What happens if we use regression to estimate the treatment effect instead of the stratified weighting described above. Using the same data one may try a linear regression to find the effect of treatment in a model that accounts for different effects in different strata (i.e. one includes dummy variables for each strata except for one). Interestingly this kind of regression implicitly uses a different weighting than the stratified maching described above. According to Morgan and Winship, the linear regression estimate implicitly include the variance of the treatment variable within each stratum when constructing the weight (p. 144). If treatment is binary, the variance is p(1-p) where p is the probability that a unit will receive treatment. The variance is highest when p=0.5 (see figure below). In short, linear regression does not only use the number of units in the strata to weight the results, but also the conditional variance. The big question, of course, is whether this weighting procedure correct results.
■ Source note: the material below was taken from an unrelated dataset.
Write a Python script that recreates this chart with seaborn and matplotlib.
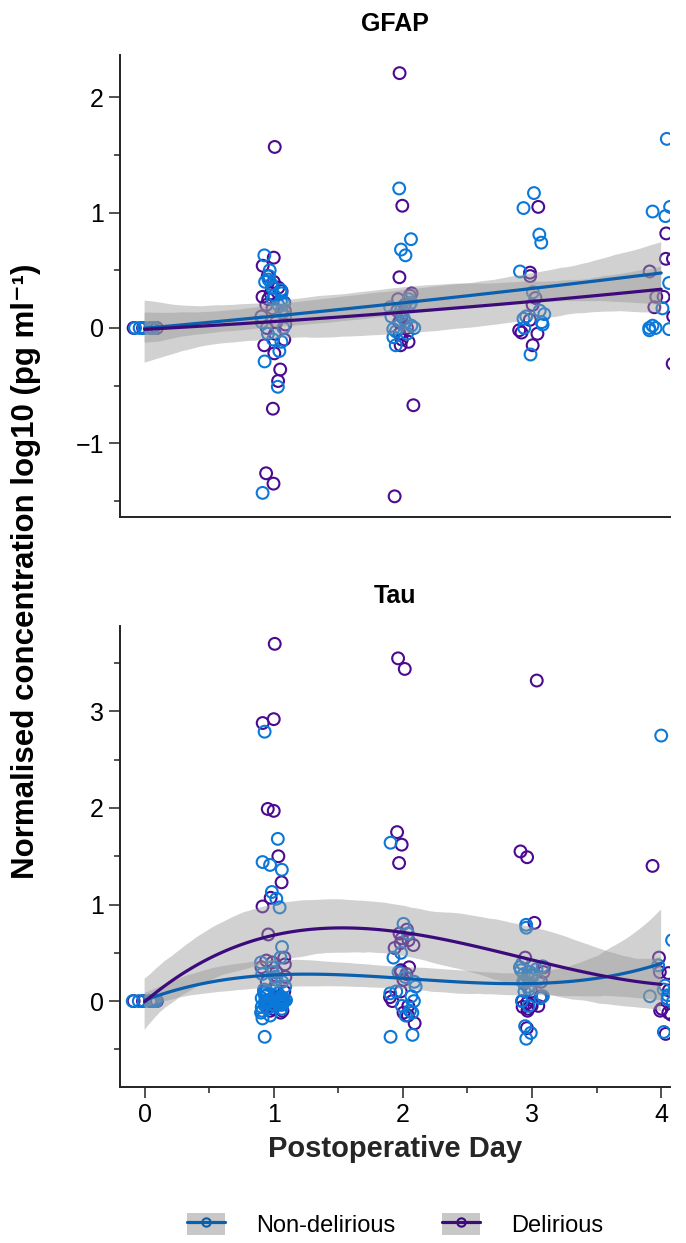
import numpy as np
import pandas as pd
import seaborn as sns
import matplotlib.pyplot as plt
from matplotlib.lines import Line2D
from matplotlib.patches import Patch
from matplotlib.legend_handler import HandlerTuple
from matplotlib.ticker import MultipleLocator

sns.set_style("ticks")
plt.rcParams["font.family"] = ["Liberation Sans", "DejaVu Sans"]
plt.rcParams["text.color"] = "black"
plt.rcParams["xtick.labelcolor"] = "black"
plt.rcParams["ytick.labelcolor"] = "black"

days = [0, 1, 2, 3, 4]
groups = ["Non-delirious", "Delirious"]
point_colors = {"Non-delirious": "#0a78d8", "Delirious": "#4b0a91"}
line_colors = {"Non-delirious": "#0a5fae", "Delirious": "#3d0a7c"}

# GFAP, normalised log10 values, one list per postoperative day
gfap_nondel = [
    [0, 0, 0, 0, 0, 0, 0, 0],
    [0.63, 0.50, 0.45, 0.42, 0.40, 0.38, 0.35, 0.33, 0.30, 0.28, 0.25, 0.23, 0.22,
     0.20, 0.15, 0.10, 0.05, 0.00, -0.05, -0.10, -0.12, -0.20, -0.29, -0.51, -1.43],
    [1.21, 0.77, 0.68, 0.63, 0.25, 0.22, 0.20, 0.18, 0.15, 0.12, 0.10, 0.08, 0.05,
     0.02, 0.00, -0.01, -0.03, -0.05, -0.08, -0.15],
    [1.17, 1.04, 0.81, 0.74, 0.49, 0.31, 0.15, 0.12, 0.10, 0.08, 0.05, 0.03, 0.00, -0.23],
    [1.64, 1.05, 1.01, 0.97, 0.39, 0.17, 0.02, 0.00, 0.00, -0.01, -0.02],
]
gfap_del = [
    [0, 0, 0, 0, 0],
    [1.57, 0.61, 0.54, 0.45, 0.40, 0.35, 0.32, 0.30, 0.27, 0.25, 0.22, 0.20, 0.17,
     0.15, 0.10, 0.05, 0.03, 0.00, -0.05, -0.10, -0.15, -0.22, -0.36, -0.46, -0.70,
     -1.26, -1.35],
    [2.21, 1.06, 0.44, 0.30, 0.28, 0.25, 0.20, 0.15, 0.10, 0.05, 0.00, -0.05, -0.10,
     -0.12, -0.15, -0.67, -1.46],
    [1.05, 0.48, 0.45, 0.26, 0.20, 0.07, -0.02, -0.04, -0.05, -0.15],
    [0.82, 0.60, 0.60, 0.49, 0.27, 0.27, 0.18, 0.10, -0.31],
]

# Tau
tau_nondel = [
    [0, 0, 0, 0, 0, 0, 0, 0],
    [2.79, 1.68, 1.44, 1.41, 1.36, 1.13, 1.06, 0.97, 0.56, 0.45, 0.40, 0.35, 0.30,
     0.28, 0.25, 0.22, 0.20, 0.15, 0.12, 0.10, 0.08, 0.08, 0.06, 0.05, 0.05, 0.04,
     0.03, 0.03, 0.02, 0.02, 0.01, 0.00, 0.00, 0.00, 0.00, 0.00, 0.00, -0.01, -0.02,
     -0.02, -0.03, -0.04, -0.05, -0.05, -0.06, -0.07, -0.08, -0.10, -0.12, -0.15,
     -0.18, -0.37],
    [1.64, 0.80, 0.70, 0.50, 0.45, 0.30, 0.25, 0.20, 0.15, 0.10, 0.08, 0.05, 0.00,
     -0.05, -0.10, -0.12, -0.15, -0.35, -0.37],
    [0.79, 0.76, 0.39, 0.36, 0.35, 0.33, 0.32, 0.30, 0.30, 0.28, 0.28, 0.26, 0.25,
     0.22, 0.20, 0.18, 0.15, 0.12, 0.10, 0.05, 0.03, 0.00, -0.05, -0.26, -0.33, -0.39],
    [2.75, 0.63, 0.37, 0.16, 0.12, 0.06, 0.05, 0.02, -0.01, -0.32],
]
tau_del = [
    [0, 0, 0, 0, 0],
    [3.70, 2.92, 2.88, 1.99, 1.97, 1.50, 1.23, 1.07, 0.98, 0.69, 0.45, 0.42, 0.40,
     0.38, 0.35, 0.30, 0.25, 0.20, 0.15, 0.10, 0.10, 0.05, 0.05, 0.02, 0.00, 0.00,
     -0.02, -0.05, -0.08, -0.10, -0.10, -0.12],
    [3.55, 3.44, 1.75, 1.62, 1.43, 0.74, 0.70, 0.65, 0.63, 0.60, 0.58, 0.55, 0.35,
     0.32, 0.30, 0.28, 0.22, 0.10, 0.04, 0.00, -0.05, -0.12, -0.15, -0.23],
    [3.32, 1.55, 1.49, 0.81, 0.45, 0.35, 0.30, 0.20, 0.10, 0.05, 0.00, -0.02, -0.04,
     -0.05, -0.05, -0.06, -0.08, -0.10, -0.28],
    [1.40, 0.45, 0.30, 0.29, 0.11, -0.08, -0.10, -0.12, -0.14, -0.34],
]


def to_frame(nondel, dele):
    rows = []
    for g, per_day in zip(groups, [nondel, dele]):
        for d, vals in zip(days, per_day):
            for v in vals:
                rows.append({"day": d, "value": v, "group": g})
    return pd.DataFrame(rows)


def draw_panel(ax, df, order, title):
    np.random.seed(7)
    for g in ["Delirious", "Non-delirious"]:
        sub = df[df["group"] == g]
        n_before = len(ax.collections)
        sns.stripplot(data=sub, x="day", y="value", orient="x", native_scale=True,
                      jitter=0.1, size=8.5, linewidth=1.5, color=point_colors[g],
                      edgecolor=point_colors[g], ax=ax, zorder=2)
        for pts in ax.collections[n_before:]:
            pts.set_facecolor("none")
            pts.set_edgecolor(point_colors[g])
    for g in groups:
        sub = df[df["group"] == g]
        sns.regplot(data=sub, x="day", y="value", scatter=False, order=order,
                    color=line_colors[g], seed=1, n_boot=500, ax=ax,
                    line_kws={"lw": 2.3, "zorder": 4})
        band = ax.collections[-1]
        band.set_facecolor("#999999")
        band.set_alpha(0.45)
        band.set_edgecolor("none")
        band.set_zorder(3)
    ax.set_title(title, fontsize=18, fontweight="bold", pad=17)
    ax.set_xlim(-0.19, 4.07)
    ax.set_ylabel("")
    ax.set_xlabel("")
    sns.despine(ax=ax)
    for s in ["left", "bottom"]:
        ax.spines[s].set_linewidth(1.4)
        ax.spines[s].set_color("#222222")
    ax.yaxis.set_major_locator(MultipleLocator(1))
    ax.yaxis.set_minor_locator(MultipleLocator(0.5))
    ax.tick_params(axis="y", which="major", length=8, width=1.1, labelsize=18, color="#222222")
    ax.tick_params(axis="y", which="minor", length=4, width=1.1, color="#222222")


fig = plt.figure(figsize=(6.86, 12.43), dpi=100)
ax_top = fig.add_axes([0.175, 0.584, 0.802, 0.372])
ax_bot = fig.add_axes([0.175, 0.1255, 0.802, 0.3705])

draw_panel(ax_top, to_frame(gfap_nondel, gfap_del), 2, "GFAP")
draw_panel(ax_bot, to_frame(tau_nondel, tau_del), 3, "Tau")

ax_top.set_ylim(-1.64, 2.37)
ax_top.set_xticks([])
ax_bot.set_ylim(-0.89, 3.88)
ax_bot.set_xticks(days)
ax_bot.xaxis.set_minor_locator(MultipleLocator(0.5))
ax_bot.tick_params(axis="x", which="major", length=8, width=1.1, labelsize=18, color="#222222")
ax_bot.tick_params(axis="x", which="minor", length=4, width=1.1, color="#222222")
ax_bot.set_xlabel("Postoperative Day", fontsize=21, fontweight="bold", labelpad=6)

fig.text(0.038, 0.54, "Normalised concentration log10 (pg ml\u207b\u00b9)", rotation=90,
         ha="center", va="center", fontsize=22.5, fontweight="bold")

handles = []
for g in groups:
    box = Patch(facecolor="#c8c8c8", edgecolor="none")
    ln = Line2D([], [], color=line_colors[g], lw=2.3, marker="o", ms=6,
                mfc="none", mec=line_colors[g], mew=1.5)
    handles.append((box, ln))
fig.legend(handles, groups, handler_map={tuple: HandlerTuple(ndivide=1, pad=0)},
           loc="center", bbox_to_anchor=(0.576, 0.0145), ncol=2, frameon=False,
           fontsize=17, handlelength=1.6, handleheight=1.1, handletextpad=1.3,
           columnspacing=2.0)

fig.savefig("out.png", dpi=100)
According to Morgan and Winship, the answer is most likely no. In order to give correct results the propensity to receive treatment has to be the same in each strata or the stratum specific effect must be the same for each strata (p. 148). Morgan and Winship claim that the first is almost never true because the purpose of controlling for the strata in the regression is that they have different propensities to get the treatment. I have to admit I was not convinced by this since the justification for including the strata could be that the units respond differently once they get treatment, not that there is a difference in the propensity to get treatment in the different strata. True, sometimes the problem is that different groups have different probabilities of receiving treatment, but not always? I may be mistaken here, but I do not want to just accept it right away. The second is more likely to be false: One often suspects that different strata respond differently to the same treatment. If this is captured by the model, it does not creat a problem, but if one uses a linear regression and there is non-linear heterogeneity, one may end up with very wrong results.

While accepting that this implicit weighting can create problems for regression estimates, I am slightly more uncertain both about how often the problem will occur and to what extent it will create problems when one of the conditions are not fulfilled. Morgan and Winship provide some helpful calculations showing that it is possible to get estimates that are very wrong. This is interesting, but the possibility does not demonstrate its generality.